Future uncertainty over global efforts to curb greenhouse gases leaves even less of a business case for investing in coal-fired power plants. And demand is declining for U.S. coal used to make steel in China, a major market.
As coal-fired plants age out, they'll be replaced with gas-fired or renewable-energy versions. "All suggest coal is really challenged," Godby said. "Coal production doesn't end tomorrow, but we'll see coal becoming a much smaller part of our energy mix, with the (Energy Information Administration) projecting 10 percent by 2050."
Smaller, more labor-intensive underground mines in West Virginia and Kentucky are getting hit first, but the same challenges will eventually spread to newer mines in the Western U.S., Godby said.

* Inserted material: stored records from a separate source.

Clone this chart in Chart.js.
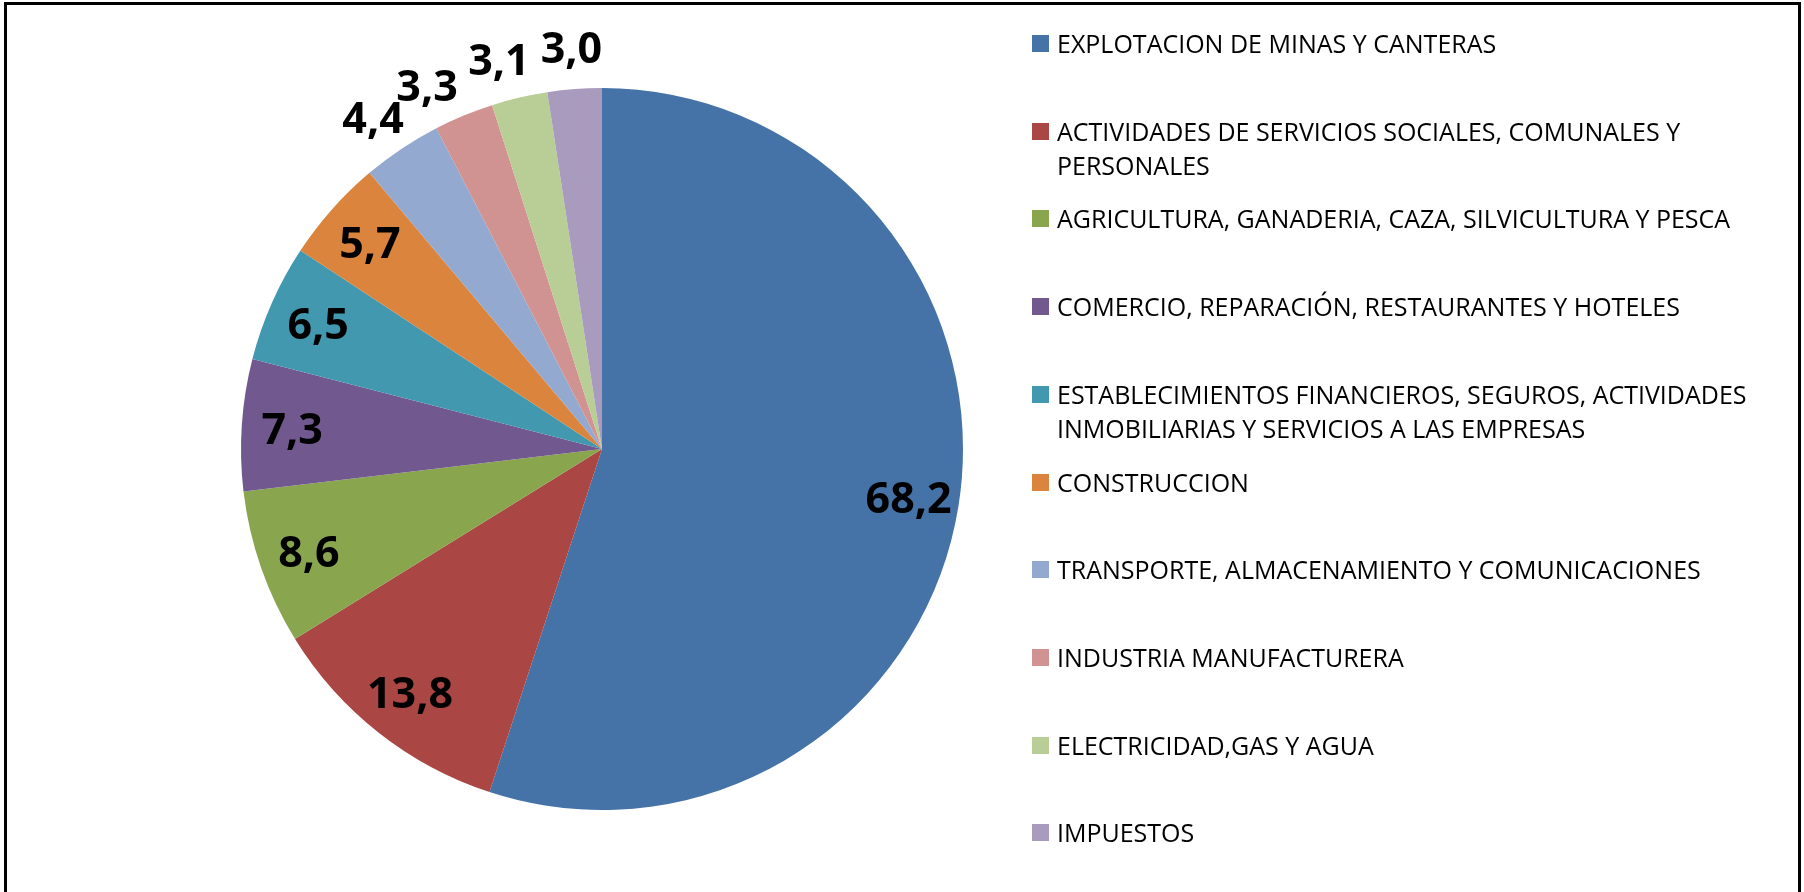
<!DOCTYPE html>
<html>
<head>
<meta charset="utf-8">
<script src="https://cdn.jsdelivr.net/npm/chart.js@4.4.1/dist/chart.umd.min.js"></script>
<style>
  html, body { margin: 0; padding: 0; background: #fff; }
  #wrap { position: relative; width: 1804px; height: 892px; overflow: hidden; }
  #frame {
    position: absolute; left: 4px; top: 2px; width: 1797px; height: 900px;
    border: 3px solid #000; box-sizing: border-box;
  }
  #chart { position: absolute; left: 0; top: 0; }
  #legend { position: absolute; left: 1032px; top: 0; }
  .item { position: absolute; left: 0; white-space: nowrap;
    font-family: "Open Sans", sans-serif; font-size: 25px; line-height: 34px; color: #000; }
  .box { position: absolute; left: 0; top: 9px; width: 17px; height: 17px; }
  .txt { position: absolute; left: 25px; top: 0; }
</style>
</head>
<body>
<div id="wrap">
  <div id="frame"></div>
  <canvas id="chart" width="1804" height="892"></canvas>
  <div id="legend"></div>
</div>
<script>
const categories = [
  "EXPLOTACION DE MINAS Y CANTERAS",
  ["ACTIVIDADES DE SERVICIOS SOCIALES, COMUNALES Y", "PERSONALES"],
  "AGRICULTURA, GANADERIA, CAZA, SILVICULTURA Y PESCA",
  "COMERCIO, REPARACIÓN, RESTAURANTES Y HOTELES",
  ["ESTABLECIMIENTOS FINANCIEROS, SEGUROS, ACTIVIDADES", "INMOBILIARIAS Y SERVICIOS A LAS EMPRESAS"],
  "CONSTRUCCION",
  "TRANSPORTE, ALMACENAMIENTO Y COMUNICACIONES",
  "INDUSTRIA MANUFACTURERA",
  "ELECTRICIDAD,GAS Y AGUA",
  "IMPUESTOS"
];
const values = [68.2, 13.8, 8.6, 7.3, 6.5, 5.7, 4.4, 3.3, 3.1, 3.0];
const colors = ["#4572A7", "#AA4643", "#89A54E", "#71588F", "#4198AF",
                "#DB843D", "#93A9CF", "#D19392", "#B9CD96", "#A99BBD"];

function fmt(v) {
  return v.toFixed(1).replace(".", ",");
}

// value labels: inside for the big slices, just outside for the small ones
const sliceLabels = {
  id: "sliceLabels",
  afterDatasetsDraw(chart) {
    const ctx = chart.ctx;
    const meta = chart.getDatasetMeta(0);
    const size = 43, capH = size * 0.72, gap = 10;
    ctx.save();
    ctx.font = "bold " + size + "px 'Open Sans', sans-serif";
    ctx.fillStyle = "#000";
    ctx.textAlign = "center";
    ctx.textBaseline = "alphabetic";

    const placed = [];
    // go from the last slice backwards so the small outside labels push each other away
    for (let i = meta.data.length - 1; i >= 0; i--) {
      const p = meta.data[i].getProps(["x", "y", "startAngle", "endAngle", "outerRadius"], true);
      const text = fmt(values[i]);
      const w = ctx.measureText(text).width;
      let a = (p.startAngle + p.endAngle) / 2;
      const inside = values[i] >= 5;
      const dist = inside ? p.outerRadius * 0.86 : p.outerRadius + 42;
      let cx, cy;
      for (let k = 0; k < 200; k++) {
        cx = p.x + Math.cos(a) * dist;
        cy = p.y + Math.sin(a) * dist;
        const hit = !inside && placed.some(b =>
          cx - w / 2 - gap < b.x + b.w / 2 && cx + w / 2 + gap > b.x - b.w / 2 &&
          Math.abs(cy - b.y) < capH);
        if (!hit) break;
        a -= 0.004;
      }
      placed.push({ x: cx, y: cy, w: w });
      ctx.fillText(text, cx, cy + size * 0.36);
    }
    ctx.restore();
  }
};

new Chart(document.getElementById("chart"), {
  type: "pie",
  data: {
    labels: categories,
    datasets: [{
      data: values,
      backgroundColor: colors,
      borderWidth: 0
    }]
  },
  options: {
    responsive: false,
    animation: false,
    layout: { padding: { left: 241, right: 841, top: 88, bottom: 82 } },
    plugins: {
      legend: { display: false },
      tooltip: { enabled: false }
    }
  },
  plugins: [sliceLabels]
});

// legend on the right
const legend = document.getElementById("legend");
categories.forEach((cat, i) => {
  const lines = Array.isArray(cat) ? cat : [cat];
  const item = document.createElement("div");
  item.className = "item";
  item.style.top = (26 + i * 87.7) + "px";
  item.innerHTML = `<div class="box" style="background:${colors[i]}"></div>
    <div class="txt">${lines.join("<br>")}</div>`;
  legend.appendChild(item);
});
</script>
</body>
</html>
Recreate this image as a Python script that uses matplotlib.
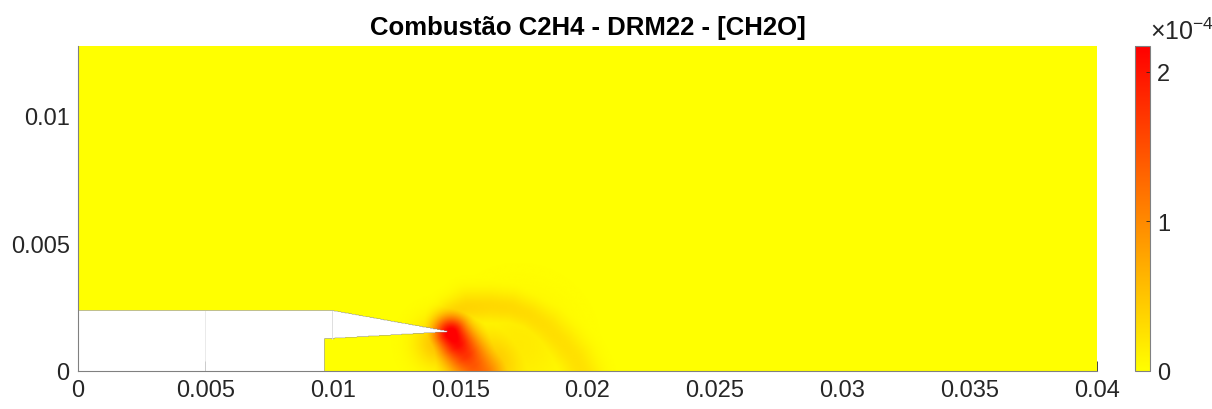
import numpy as np
import matplotlib.pyplot as plt
from matplotlib.path import Path

plt.rcParams['font.family'] = ['Liberation Sans', 'DejaVu Sans']
plt.rcParams['mathtext.fontset'] = 'custom'
plt.rcParams['mathtext.rm'] = 'Liberation Sans'
plt.rcParams['mathtext.it'] = 'Liberation Sans'

# domain (m)
x_max = 0.04
y_max = 0.0127

# splitter plate / inlet outline (white, no data)
plate_x = [-0.001, 0.00967, 0.00967, 0.0146, 0.00997, -0.001]
plate_y = [-0.001, -0.001, 0.00125, 0.00153, 0.00236, 0.00236]

# CH2O ridges: points (m), peak (x1e-4), half width (m)
core_x = [0.01465, 0.01490, 0.01520, 0.01550, 0.01575]
core_y = [0.00145, 0.00105, 0.00065, 0.00025, -0.00010]
core_v = [2.35, 2.10, 1.75, 1.45, 1.30]
core_w = [0.00050, 0.00055, 0.00060, 0.00065, 0.00070]

arc_x = [0.01440, 0.01470, 0.01530, 0.01620, 0.01700, 0.01770,
         0.01840, 0.01900, 0.01950, 0.01980]
arc_y = [0.00170, 0.00220, 0.00248, 0.00252, 0.00245, 0.00218,
         0.00170, 0.00110, 0.00050, -0.00010]
arc_v = [0.45, 0.40, 0.36, 0.33, 0.32, 0.30, 0.28, 0.27, 0.26, 0.25]
arc_w = [0.00035, 0.00040, 0.00045, 0.00045, 0.00045, 0.00045,
         0.00050, 0.00050, 0.00050, 0.00050]

# diffuse glow around the flame
glow_x = [0.01420, 0.01610, 0.01730]
glow_y = [0.00110, 0.00020, 0.00100]
glow_v = [0.55, 0.50, 0.18]
glow_w = [0.00065, 0.00095, 0.00130]

cb_ticks = [0, 1e-4, 2e-4]
cb_labels = ['0', '1', '2']
c_max = 2.17e-4


def ridge(X, Y, px, py, pv, pw):
    out = np.zeros_like(X)
    for i in range(len(px) - 1):
        dx, dy = px[i + 1] - px[i], py[i + 1] - py[i]
        t = ((X - px[i]) * dx + (Y - py[i]) * dy) / (dx * dx + dy * dy)
        t = np.clip(t, 0, 1)
        d2 = (X - px[i] - t * dx)**2 + (Y - py[i] - t * dy)**2
        v = pv[i] + t * (pv[i + 1] - pv[i])
        w = pw[i] + t * (pw[i + 1] - pw[i])
        out = np.maximum(out, v * np.exp(-d2 / (2 * w**2)))
    return out


xg = np.linspace(0, x_max, 1600)
yg = np.linspace(0, y_max, 510)
X, Y = np.meshgrid(xg, yg)
Z = np.maximum(ridge(X, Y, core_x, core_y, core_v, core_w),
               ridge(X, Y, arc_x, arc_y, arc_v, arc_w))
for gx, gy, gv, gw in zip(glow_x, glow_y, glow_v, glow_w):
    Z = np.maximum(Z, gv * np.exp(-((X - gx)**2 + (Y - gy)**2) / (2 * gw**2)))
Z = Z * 1e-4

plate = Path(list(zip(plate_x, plate_y)))
inside = plate.contains_points(np.column_stack([X.ravel(), Y.ravel()])).reshape(X.shape)
Z = np.ma.masked_where(inside, Z)

fig = plt.figure(figsize=(12.12, 4.10), dpi=100)
ax = fig.add_axes([0.0644, 0.0927, 0.8407, 0.7915])
cax = fig.add_axes([0.9365, 0.0927, 0.0124, 0.7915])

im = ax.imshow(Z, origin='lower', extent=[0, x_max, 0, y_max], cmap='autumn_r',
               vmin=0, vmax=c_max, aspect='auto', interpolation='bilinear', zorder=1)

# faint mesh edges in the white area
ax.plot([plate_x[4], plate_x[4]], [plate_y[2], plate_y[4]], color='0.85', lw=0.6, zorder=1.5)
ax.plot([0.005, 0.005], [0, plate_y[4]], color='0.9', lw=0.6, zorder=1.5)

ax.set_xlim(0, x_max)
ax.set_ylim(0, y_max)
ax.set_xticks(np.arange(0, 0.0401, 0.005))
ax.set_xticklabels(['0', '0.005', '0.01', '0.015', '0.02', '0.025', '0.03', '0.035', '0.04'])
ax.set_yticks([0, 0.005, 0.01])
ax.set_yticklabels(['0', '0.005', '0.01'])
ax.set_axisbelow(True)
ax.tick_params(direction='in', length=7, width=0.6, colors='0.15', labelsize=17, pad=6)
for s in ['top', 'right']:
    ax.spines[s].set_visible(False)
for s in ['left', 'bottom']:
    ax.spines[s].set_color('0.5')
    ax.spines[s].set_linewidth(0.8)
    ax.spines[s].set_zorder(3)

ax.set_title('Combustão C2H4 - DRM22 - [CH2O]', fontsize=18.5, fontweight='bold', pad=9)

cb = fig.colorbar(im, cax=cax)
cb.set_ticks(cb_ticks)
cb.set_ticklabels(cb_labels)
cb.outline.set_edgecolor('0.5')
cb.outline.set_linewidth(0.8)
cax.tick_params(direction='in', length=3, width=0.6, colors='0.15', labelsize=17, pad=5)
fig.text(0.949, 0.89, r'$\times10^{-4}$', fontsize=18, color='0.15', ha='left', va='bottom')

fig.savefig('out.png', dpi=100)
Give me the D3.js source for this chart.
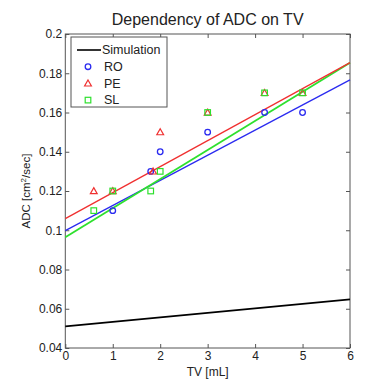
<!DOCTYPE html>
<html><head><meta charset="utf-8">
<script src="https://cdn.jsdelivr.net/npm/d3@7"></script>
<style>body{margin:0;background:#fff}svg{display:block;font-family:"Liberation Sans",Arial,sans-serif}</style>
</head><body><div id="c"></div>
<script>
const xTicks = [0,1,2,3,4,5,6];
const yTicks = [0.04,0.06,0.08,0.1,0.12,0.14,0.16,0.18,0.2];
const roX = [1,1.8,2,3,4.2,5];
const roY = [0.11,0.13,0.14,0.15,0.16,0.16];
const peX = [0.6,1,1.85,2,3,4.2,5];
const peY = [0.12,0.12,0.13,0.15,0.16,0.17,0.17];
const slX = [0.6,1,1.8,2,3,4.2,5];
const slY = [0.11,0.12,0.12,0.13,0.16,0.17,0.17];
const fitX = [0,6];
const roFit = [0.0998,0.1766];
const peFit = [0.1059,0.1854];
const slFit = [0.0964,0.1854];
const simFit = [0.0510,0.0648];
const colors = {sim:"#000000", ro:"#2b2bf0", pe:"#f03030", sl:"#2ee02e"};

const W=366,H=381, L=65.3, R=350, T=34, B=348;
const svg=d3.select("#c").append("svg").attr("width",W).attr("height",H);
const x=d3.scaleLinear().domain([0,6]).range([L,R]);
const y=d3.scaleLinear().domain([0.04,0.2]).range([B,T]);

svg.append("rect").attr("x",L).attr("y",T).attr("width",R-L).attr("height",B-T).attr("fill","#fff");

const fmt=d=>String(+d.toFixed(2));
const tk=4;
const gx=svg.append("g").attr("transform",`translate(0,${B})`).call(d3.axisBottom(x).tickValues(xTicks).tickSizeInner(-tk).tickSizeOuter(0).tickPadding(3).tickFormat(d3.format("d")));
const gx2=svg.append("g").attr("transform",`translate(0,${T})`).call(d3.axisTop(x).tickValues(xTicks).tickSizeInner(-tk).tickSizeOuter(0).tickFormat(""));
const gy=svg.append("g").attr("transform",`translate(${L},0)`).call(d3.axisLeft(y).tickValues(yTicks).tickSizeInner(-tk).tickSizeOuter(0).tickPadding(3).tickFormat(fmt));
const gy2=svg.append("g").attr("transform",`translate(${R},0)`).call(d3.axisRight(y).tickValues(yTicks).tickSizeInner(-tk).tickSizeOuter(0).tickFormat(""));
[gx,gx2,gy,gy2].forEach(g=>{g.select(".domain").remove();g.selectAll("line").attr("stroke","#555");g.selectAll("text").attr("fill","#222").style("font-size","12px").style("font-family","'Liberation Sans',Arial,sans-serif");});
gx.selectAll("text").attr("dy","0.71em");

svg.append("rect").attr("x",L).attr("y",T).attr("width",R-L).attr("height",B-T).attr("fill","none").attr("stroke","#555").attr("stroke-width",1);

const line=d3.line().x(d=>x(d[0])).y(d=>y(d[1]));
function fit(vals,c,w){svg.append("path").datum(fitX.map((v,i)=>[v,vals[i]])).attr("d",line).attr("fill","none").attr("stroke",c).attr("stroke-width",w);}
fit(simFit,colors.sim,1.6);
fit(roFit,colors.ro,1.3);
fit(slFit,colors.sl,1.8);
fit(peFit,colors.pe,1.3);

function circ(g,cx,cy,c){g.append("circle").attr("cx",cx).attr("cy",cy).attr("r",2.8).attr("fill","none").attr("stroke",c).attr("stroke-width",1.3);}
function tri(g,cx,cy,c){g.append("path").attr("d",`M${cx},${cy-3.4}L${cx+3.4},${cy+2.6}L${cx-3.4},${cy+2.6}Z`).attr("fill","none").attr("stroke",c).attr("stroke-width",1.2);}
function sq(g,cx,cy,c){g.append("rect").attr("x",cx-2.8).attr("y",cy-2.8).attr("width",5.6).attr("height",5.6).attr("fill","none").attr("stroke",c).attr("stroke-width",1.2);}

const gm=svg.append("g");
roX.forEach((v,i)=>circ(gm,x(v),y(roY[i]),colors.ro));
peX.forEach((v,i)=>tri(gm,x(v),y(peY[i]),colors.pe));
slX.forEach((v,i)=>sq(gm,x(v),y(slY[i]),colors.sl));

// legend
const lg=svg.append("g");
lg.append("rect").attr("x",71).attr("y",37).attr("width",96).attr("height",70).attr("fill","#fff").attr("stroke","#555").attr("stroke-width",1);
const items=[["Simulation","sim"],["RO","ro"],["PE","pe"],["SL","sl"]];
items.forEach((it,i)=>{
  const yy=50+i*16.7;
  if(it[1]==="sim") lg.append("line").attr("x1",77).attr("x2",101).attr("y1",yy).attr("y2",yy).attr("stroke","#000").attr("stroke-width",1.6);
  else if(it[1]==="ro") circ(lg,88,yy,colors.ro);
  else if(it[1]==="pe") tri(lg,88,yy,colors.pe);
  else sq(lg,88,yy,colors.sl);
  lg.append("text").attr("x",it[1]==="sim"?102:104).attr("y",yy).attr("dy","0.35em").style("font-size","12.5px").attr("fill","#222").text(it[0]);
});

svg.append("text").attr("x",(L+R)/2).attr("y",25).attr("text-anchor","middle").style("font-size","16px").attr("fill","#222").text("Dependency of ADC on TV");
svg.append("text").attr("x",(L+R)/2).attr("y",376).attr("text-anchor","middle").style("font-size","12px").attr("fill","#222").text("TV [mL]");
const yl=svg.append("text").attr("transform",`translate(30,${(T+B)/2}) rotate(-90)`).attr("text-anchor","middle").style("font-size","11.5px").attr("fill","#222");
yl.append("tspan").text("ADC [cm");
yl.append("tspan").attr("dy","-4").style("font-size","8px").text("2");
yl.append("tspan").attr("dy","4").text("/sec]");
</script></body></html>
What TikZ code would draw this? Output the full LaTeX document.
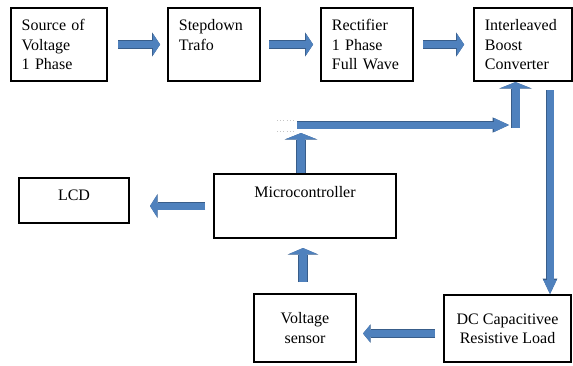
\documentclass[tikz,border=0pt]{standalone}
\usepackage{fontspec}
\setmainfont{Liberation Serif}
\usepackage{tikz}
\usetikzlibrary{arrows.meta,positioning}
\definecolor{arrfill}{RGB}{79,129,189}
\definecolor{arredge}{RGB}{56,93,138}

\begin{document}
\begin{tikzpicture}[x=0.75pt, y=-0.75pt,
          box/.style={draw, line width=1.6pt, inner sep=0pt,
                      font=\fontsize{12}{14.6}\selectfont},
          topbox/.style={box, align=left, text width=#1,
                         minimum height=54.7pt, inner xsep=8pt},
          arr/.style n args={3}{draw=arrfill, line width=#1,
                      -{Triangle[width=#2, length=#3, line width=0pt]},
                      preaction={draw=arredge, line width=#1+1.2pt,
                        -{Triangle[width=#2, length=#3, line width=0pt, scale=1.1]}}}
        ]
          \useasboundingbox (0,0) rectangle (573,365);
          % power path
          \node[topbox=56pt, anchor=north west] (src) at (10,7) {Source of\\Voltage\\1 Phase};
          \node[topbox=52.9pt, right=44.25pt of src] (step) {Stepdown\\Trafo\\\mbox{}};
          \node[topbox=52.9pt, right=44.25pt of step] (rect) {Rectifier\\1 Phase\\Full Wave};
          \node[topbox=57.4pt, right=44.25pt of rect] (ibc) {Interleaved\\Boost\\Converter};
          % control path
          \node[box, anchor=north west, minimum width=136.4pt, minimum height=47.9pt,
                text height=8pt, text depth=21.5pt] (mcu) at (213,173) {Microcontroller};
          \node[box, anchor=north west, minimum width=82.4pt, minimum height=33.7pt,
                text height=8pt, text depth=8.5pt] (lcd) at (18,177) {LCD};
          \node[box, anchor=north west, align=center, minimum width=76.4pt,
                minimum height=50.9pt] (vs) at (253,293) {Voltage\\sensor};
          \node[box, anchor=north west, align=center, minimum width=95.2pt,
                minimum height=50.2pt] (load) at (443,294) {DC Capacitivee\\Resistive Load};
          \coordinate (up1) at (301,133);
          \coordinate (hs) at (297,125);
          \coordinate (he) at (509,125);
          \coordinate (up2) at (515.5,128);
          \coordinate (dn) at (550,90);
          \draw[gray!45, dotted] (277,120) -- (295,120) (277,131) -- (295,131);
          \draw[arr={5.25pt}{16.5pt}{5.5pt}, shorten <=7.5pt, shorten >=5.25pt] (src) -- (step);
          \draw[arr={5.25pt}{16.5pt}{5.5pt}, shorten <=6pt, shorten >=5.25pt] (step) -- (rect);
          \draw[arr={5.25pt}{16.5pt}{5.5pt}, shorten <=6.75pt, shorten >=6.75pt] (rect) -- (ibc);
          \draw[arr={6pt}{22.5pt}{4.5pt}] (mcu.north -| up1) -- (up1);
          \draw[arr={5.25pt}{10.5pt}{11.25pt}] (hs) -- (he);
          \draw[arr={6pt}{22.5pt}{4.5pt}] (up2) -- (up2 |- ibc.south);
          \draw[arr={5.25pt}{10pt}{10.5pt}] (dn) -- (dn |- load.north);
          \draw[arr={5.25pt}{16.5pt}{5.25pt}, shorten <=6pt, shorten >=15pt] (mcu.west) -- (mcu.west -| lcd.east);
          \draw[arr={6pt}{21pt}{4.5pt}, shorten <=8.25pt, shorten >=6.75pt]
            ([xshift=-1.5pt]vs.north) -- ([xshift=-1.5pt]vs.north |- mcu.south);
          \draw[arr={5.25pt}{12.75pt}{5.25pt}, shorten <=6pt, shorten >=4.5pt]
            ([yshift=-3.75pt]load.west) -- ([yshift=-3.75pt]load.west -| vs.east);
        \end{tikzpicture}
\end{document}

The USW's Wright makes the case that focusing on worker safety isn't only the right thing to do, it's also good for business. "I've never seen a company close because it was too safe, but I've seen a bunch close because they're too dangerous," he said. "You look at the Upper Big Branch disaster -- that company is not there anymore."
He's referring to Massey Energy, which owned and operated the Upper Big Branch mine in West Virginia where an underground explosion killed 29 miners in 2010. The company had a culture of flagrant safety violations, according to the MSHA, which fined it nearly $11 million. Within a year, Massey Energy was purchased for $7.1 billion by Alpha Natural Resources (ANRZQ). It, in turn, filed for bankruptcy protection in August and has since laid off hundreds of workers in Kentucky, Virginia and West Virginia.
In December, former Massey Energy CEO Don Blankenship was convicted of a misdemeanor count related to the fatal blast. A federal jury in West Virginia found he conspired to willfully violate mine safety standards. Blankenship faces up a year in prison.